◆ Data excerpt
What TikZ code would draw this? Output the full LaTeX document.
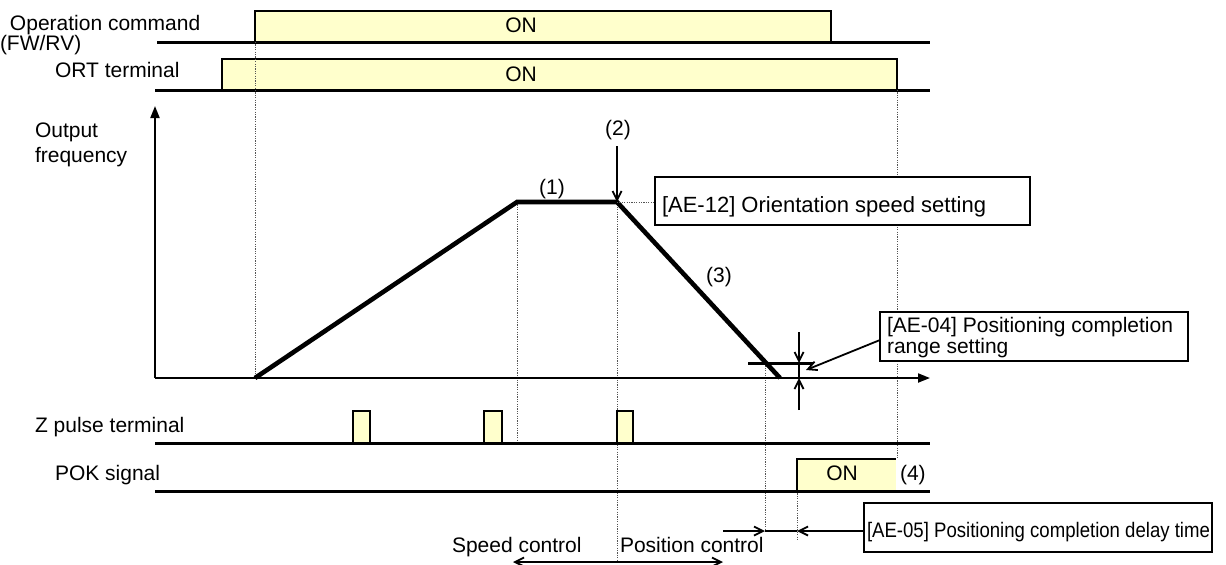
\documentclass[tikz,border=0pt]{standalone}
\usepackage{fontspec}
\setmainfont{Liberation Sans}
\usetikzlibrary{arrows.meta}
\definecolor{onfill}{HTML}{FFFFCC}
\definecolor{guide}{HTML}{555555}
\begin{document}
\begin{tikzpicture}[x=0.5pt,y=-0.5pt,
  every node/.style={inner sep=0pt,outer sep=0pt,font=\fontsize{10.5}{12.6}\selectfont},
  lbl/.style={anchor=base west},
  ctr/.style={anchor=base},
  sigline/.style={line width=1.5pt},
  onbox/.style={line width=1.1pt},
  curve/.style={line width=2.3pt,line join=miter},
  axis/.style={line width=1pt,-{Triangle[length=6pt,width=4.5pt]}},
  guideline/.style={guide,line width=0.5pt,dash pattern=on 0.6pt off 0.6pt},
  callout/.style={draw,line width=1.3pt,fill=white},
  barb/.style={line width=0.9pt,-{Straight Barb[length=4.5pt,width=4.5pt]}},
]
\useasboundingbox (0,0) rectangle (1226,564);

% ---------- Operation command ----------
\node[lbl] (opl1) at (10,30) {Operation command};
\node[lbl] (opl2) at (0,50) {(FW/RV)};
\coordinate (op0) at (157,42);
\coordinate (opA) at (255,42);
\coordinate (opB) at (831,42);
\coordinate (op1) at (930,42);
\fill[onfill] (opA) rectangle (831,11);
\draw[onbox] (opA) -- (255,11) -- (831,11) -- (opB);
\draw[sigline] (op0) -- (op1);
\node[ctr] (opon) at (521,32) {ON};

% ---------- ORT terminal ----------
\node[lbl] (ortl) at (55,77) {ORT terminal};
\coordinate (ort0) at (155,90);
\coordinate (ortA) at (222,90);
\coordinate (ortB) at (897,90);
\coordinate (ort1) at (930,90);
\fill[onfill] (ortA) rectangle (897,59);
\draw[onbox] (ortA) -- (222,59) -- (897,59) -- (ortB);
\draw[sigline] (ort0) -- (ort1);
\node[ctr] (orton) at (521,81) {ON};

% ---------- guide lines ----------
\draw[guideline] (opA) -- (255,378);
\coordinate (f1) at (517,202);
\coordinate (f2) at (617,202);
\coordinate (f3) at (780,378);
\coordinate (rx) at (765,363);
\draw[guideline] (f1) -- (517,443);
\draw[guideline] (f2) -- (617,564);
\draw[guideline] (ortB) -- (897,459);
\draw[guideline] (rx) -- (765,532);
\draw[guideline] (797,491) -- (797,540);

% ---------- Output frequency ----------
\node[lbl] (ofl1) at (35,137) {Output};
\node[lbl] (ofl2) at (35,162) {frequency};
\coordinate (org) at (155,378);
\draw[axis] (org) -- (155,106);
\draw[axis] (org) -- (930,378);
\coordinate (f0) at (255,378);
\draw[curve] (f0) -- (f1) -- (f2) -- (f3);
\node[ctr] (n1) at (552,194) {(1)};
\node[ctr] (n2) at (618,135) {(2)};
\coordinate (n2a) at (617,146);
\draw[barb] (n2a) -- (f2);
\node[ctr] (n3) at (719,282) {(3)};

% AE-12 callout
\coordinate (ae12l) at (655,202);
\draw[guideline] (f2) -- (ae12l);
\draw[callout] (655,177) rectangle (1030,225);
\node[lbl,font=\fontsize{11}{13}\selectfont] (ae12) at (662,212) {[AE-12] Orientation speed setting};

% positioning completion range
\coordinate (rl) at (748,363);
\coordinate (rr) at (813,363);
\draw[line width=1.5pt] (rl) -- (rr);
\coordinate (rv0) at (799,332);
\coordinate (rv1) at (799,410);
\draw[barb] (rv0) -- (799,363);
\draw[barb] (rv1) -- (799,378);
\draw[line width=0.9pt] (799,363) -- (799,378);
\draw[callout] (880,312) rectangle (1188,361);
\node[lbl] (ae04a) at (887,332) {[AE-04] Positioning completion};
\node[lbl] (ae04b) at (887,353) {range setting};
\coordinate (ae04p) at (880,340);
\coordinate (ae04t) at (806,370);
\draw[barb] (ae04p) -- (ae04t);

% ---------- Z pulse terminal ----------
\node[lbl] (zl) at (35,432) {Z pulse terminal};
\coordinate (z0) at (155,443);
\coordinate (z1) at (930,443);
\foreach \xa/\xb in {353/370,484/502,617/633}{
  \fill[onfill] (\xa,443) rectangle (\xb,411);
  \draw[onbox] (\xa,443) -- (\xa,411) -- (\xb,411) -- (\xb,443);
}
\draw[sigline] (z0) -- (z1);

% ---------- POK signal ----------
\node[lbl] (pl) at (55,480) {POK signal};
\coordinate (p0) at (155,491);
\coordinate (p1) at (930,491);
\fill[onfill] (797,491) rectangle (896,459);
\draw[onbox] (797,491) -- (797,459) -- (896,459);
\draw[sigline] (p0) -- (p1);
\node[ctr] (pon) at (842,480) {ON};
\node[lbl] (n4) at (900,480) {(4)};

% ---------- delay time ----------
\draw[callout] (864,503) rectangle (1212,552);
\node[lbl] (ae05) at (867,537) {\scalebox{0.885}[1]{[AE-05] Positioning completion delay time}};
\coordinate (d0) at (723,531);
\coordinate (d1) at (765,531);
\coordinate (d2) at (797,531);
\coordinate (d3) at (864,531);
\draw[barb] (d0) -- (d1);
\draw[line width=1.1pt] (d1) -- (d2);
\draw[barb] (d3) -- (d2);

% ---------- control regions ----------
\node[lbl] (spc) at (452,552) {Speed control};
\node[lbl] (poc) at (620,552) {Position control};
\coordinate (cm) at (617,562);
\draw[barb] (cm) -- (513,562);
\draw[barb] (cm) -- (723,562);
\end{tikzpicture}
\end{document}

◆ Challenge
Return each line of the data, keeping its wording exact and omitting pictures.

◆ Task result
What TikZ code would draw this? Output the full LaTeX document.
\documentclass[tikz,border=0pt]{standalone}
\usepackage{fontspec}
\setmainfont{Liberation Sans}
\usetikzlibrary{arrows.meta}
\definecolor{onfill}{HTML}{FFFFCC}
\definecolor{guide}{HTML}{555555}
\begin{document}
\begin{tikzpicture}[x=0.5pt,y=-0.5pt,
  every node/.style={inner sep=0pt,outer sep=0pt,font=\fontsize{10.5}{12.6}\selectfont},
  lbl/.style={anchor=base west},
  ctr/.style={anchor=base},
  sigline/.style={line width=1.5pt},
  onbox/.style={line width=1.1pt},
  curve/.style={line width=2.3pt,line join=miter},
  axis/.style={line width=1pt,-{Triangle[length=6pt,width=4.5pt]}},
  guideline/.style={guide,line width=0.5pt,dash pattern=on 0.6pt off 0.6pt},
  callout/.style={draw,line width=1.3pt,fill=white},
  barb/.style={line width=0.9pt,-{Straight Barb[length=4.5pt,width=4.5pt]}},
]
\useasboundingbox (0,0) rectangle (1226,564);

% ---------- Operation command ----------
\node[lbl] (opl1) at (10,30) {Operation command};
\node[lbl] (opl2) at (0,50) {(FW/RV)};
\coordinate (op0) at (157,42);
\coordinate (opA) at (255,42);
\coordinate (opB) at (831,42);
\coordinate (op1) at (930,42);
\fill[onfill] (opA) rectangle (831,11);
\draw[onbox] (opA) -- (255,11) -- (831,11) -- (opB);
\draw[sigline] (op0) -- (op1);
\node[ctr] (opon) at (521,32) {ON};

% ---------- ORT terminal ----------
\node[lbl] (ortl) at (55,77) {ORT terminal};
\coordinate (ort0) at (155,90);
\coordinate (ortA) at (222,90);
\coordinate (ortB) at (897,90);
\coordinate (ort1) at (930,90);
\fill[onfill] (ortA) rectangle (897,59);
\draw[onbox] (ortA) -- (222,59) -- (897,59) -- (ortB);
\draw[sigline] (ort0) -- (ort1);
\node[ctr] (orton) at (521,81) {ON};

% ---------- guide lines ----------
\draw[guideline] (opA) -- (255,378);
\coordinate (f1) at (517,202);
\coordinate (f2) at (617,202);
\coordinate (f3) at (780,378);
\coordinate (rx) at (765,363);
\draw[guideline] (f1) -- (517,443);
\draw[guideline] (f2) -- (617,564);
\draw[guideline] (ortB) -- (897,459);
\draw[guideline] (rx) -- (765,532);
\draw[guideline] (797,491) -- (797,540);

% ---------- Output frequency ----------
\node[lbl] (ofl1) at (35,137) {Output};
\node[lbl] (ofl2) at (35,162) {frequency};
\coordinate (org) at (155,378);
\draw[axis] (org) -- (155,106);
\draw[axis] (org) -- (930,378);
\coordinate (f0) at (255,378);
\draw[curve] (f0) -- (f1) -- (f2) -- (f3);
\node[ctr] (n1) at (552,194) {(1)};
\node[ctr] (n2) at (618,135) {(2)};
\coordinate (n2a) at (617,146);
\draw[barb] (n2a) -- (f2);
\node[ctr] (n3) at (719,282) {(3)};

% AE-12 callout
\coordinate (ae12l) at (655,202);
\draw[guideline] (f2) -- (ae12l);
\draw[callout] (655,177) rectangle (1030,225);
\node[lbl,font=\fontsize{11}{13}\selectfont] (ae12) at (662,212) {[AE-12] Orientation speed setting};

% positioning completion range
\coordinate (rl) at (748,363);
\coordinate (rr) at (813,363);
\draw[line width=1.5pt] (rl) -- (rr);
\coordinate (rv0) at (799,332);
\coordinate (rv1) at (799,410);
\draw[barb] (rv0) -- (799,363);
\draw[barb] (rv1) -- (799,378);
\draw[line width=0.9pt] (799,363) -- (799,378);
\draw[callout] (880,312) rectangle (1188,361);
\node[lbl] (ae04a) at (887,332) {[AE-04] Positioning completion};
\node[lbl] (ae04b) at (887,353) {range setting};
\coordinate (ae04p) at (880,340);
\coordinate (ae04t) at (806,370);
\draw[barb] (ae04p) -- (ae04t);

% ---------- Z pulse terminal ----------
\node[lbl] (zl) at (35,432) {Z pulse terminal};
\coordinate (z0) at (155,443);
\coordinate (z1) at (930,443);
\foreach \xa/\xb in {353/370,484/502,617/633}{
  \fill[onfill] (\xa,443) rectangle (\xb,411);
  \draw[onbox] (\xa,443) -- (\xa,411) -- (\xb,411) -- (\xb,443);
}
\draw[sigline] (z0) -- (z1);

% ---------- POK signal ----------
\node[lbl] (pl) at (55,480) {POK signal};
\coordinate (p0) at (155,491);
\coordinate (p1) at (930,491);
\fill[onfill] (797,491) rectangle (896,459);
\draw[onbox] (797,491) -- (797,459) -- (896,459);
\draw[sigline] (p0) -- (p1);
\node[ctr] (pon) at (842,480) {ON};
\node[lbl] (n4) at (900,480) {(4)};

% ---------- delay time ----------
\draw[callout] (864,503) rectangle (1212,552);
\node[lbl] (ae05) at (867,537) {\scalebox{0.885}[1]{[AE-05] Positioning completion delay time}};
\coordinate (d0) at (723,531);
\coordinate (d1) at (765,531);
\coordinate (d2) at (797,531);
\coordinate (d3) at (864,531);
\draw[barb] (d0) -- (d1);
\draw[line width=1.1pt] (d1) -- (d2);
\draw[barb] (d3) -- (d2);

% ---------- control regions ----------
\node[lbl] (spc) at (452,552) {Speed control};
\node[lbl] (poc) at (620,552) {Position control};
\coordinate (cm) at (617,562);
\draw[barb] (cm) -- (513,562);
\draw[barb] (cm) -- (723,562);
\end{tikzpicture}
\end{document}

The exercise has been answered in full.